原発を問い母親が遺したノートをきっかけに製作したドキュメンタリー映画「わたしの、終わらない旅」。フランスの核再処理施設の過去と現在、核実験で故郷を追われたマーシャル諸島の人々や、実験後もその場で生活を続けるカザフスタンの人々の姿を見つめ、広島・長崎の原爆投下や第五福竜丸の被曝、福島第一原発事故を照らし合わせてみせる。見えてくるのは、世界は核エネルギーに翻弄されているという事実だ。(松島香織)
監督・撮影した坂田雅子さんは、4月5日にポレポレ東中野で上映後、28年間原発建設反対を続けている祝島(山口県上関町)を取材した映画「祝の島(ほうりのしま)」を監督した纐纈あやさんと、原発について対談した。
纐纈監督は「映画館の大きなスクリーンで核実験の爆発を見た時、例え平和利用であっても本能的に違う、という感覚があった」と述べ、祝島にIターンで移住する若者や家族が増えていることに触れ、それこそが「希望」だと話した。

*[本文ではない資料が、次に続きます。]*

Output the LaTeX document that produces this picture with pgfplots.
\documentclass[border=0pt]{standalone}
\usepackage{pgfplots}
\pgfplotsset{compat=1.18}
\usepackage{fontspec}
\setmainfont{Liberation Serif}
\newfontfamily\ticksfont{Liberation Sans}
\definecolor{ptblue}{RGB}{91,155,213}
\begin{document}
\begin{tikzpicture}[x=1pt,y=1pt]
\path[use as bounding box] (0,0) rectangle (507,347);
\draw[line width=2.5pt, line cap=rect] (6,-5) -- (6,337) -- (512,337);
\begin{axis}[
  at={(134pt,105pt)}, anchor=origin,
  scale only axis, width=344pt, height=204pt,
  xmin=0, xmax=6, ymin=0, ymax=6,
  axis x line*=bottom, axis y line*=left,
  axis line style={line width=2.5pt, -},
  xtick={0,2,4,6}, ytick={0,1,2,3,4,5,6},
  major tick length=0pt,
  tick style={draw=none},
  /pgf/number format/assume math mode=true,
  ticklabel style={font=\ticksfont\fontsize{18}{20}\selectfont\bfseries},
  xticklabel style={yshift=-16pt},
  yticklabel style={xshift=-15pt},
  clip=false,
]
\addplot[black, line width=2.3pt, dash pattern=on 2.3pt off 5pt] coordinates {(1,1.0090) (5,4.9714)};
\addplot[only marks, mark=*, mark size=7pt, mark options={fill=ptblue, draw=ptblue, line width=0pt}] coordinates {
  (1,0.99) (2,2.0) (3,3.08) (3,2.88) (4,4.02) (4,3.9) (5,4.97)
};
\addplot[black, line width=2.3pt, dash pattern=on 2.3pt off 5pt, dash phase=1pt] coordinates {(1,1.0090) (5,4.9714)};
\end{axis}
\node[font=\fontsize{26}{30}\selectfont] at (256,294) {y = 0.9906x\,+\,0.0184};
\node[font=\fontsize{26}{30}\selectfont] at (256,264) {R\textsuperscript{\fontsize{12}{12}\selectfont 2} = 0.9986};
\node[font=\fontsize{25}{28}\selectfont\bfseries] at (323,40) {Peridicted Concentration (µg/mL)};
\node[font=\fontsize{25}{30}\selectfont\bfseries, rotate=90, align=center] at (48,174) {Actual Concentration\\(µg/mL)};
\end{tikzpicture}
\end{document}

坂田監督は「日本のように資源が無い国には産業として核が必要だというが、大事なものを見逃している」と話し、「原子力は地球を傷つけている。人類は手を付けてはいけないものに手を付けてしまった」と警告。「ドイツで脱原発が可能だった理由」を次回作のテーマに挙げ、映画とは「世界に開かれた窓」であり、自分にとって「社会運動」だと力強く話した。
今後は、愛知県名古屋市のシネマスコーレで4月17日まで、長野では東座(塩尻市)で6月中旬以降、相生座・ロキシー(長野市)で7月25日から8月7日、大阪の第七藝術劇場(淀川区)で今夏の上映が予定されている。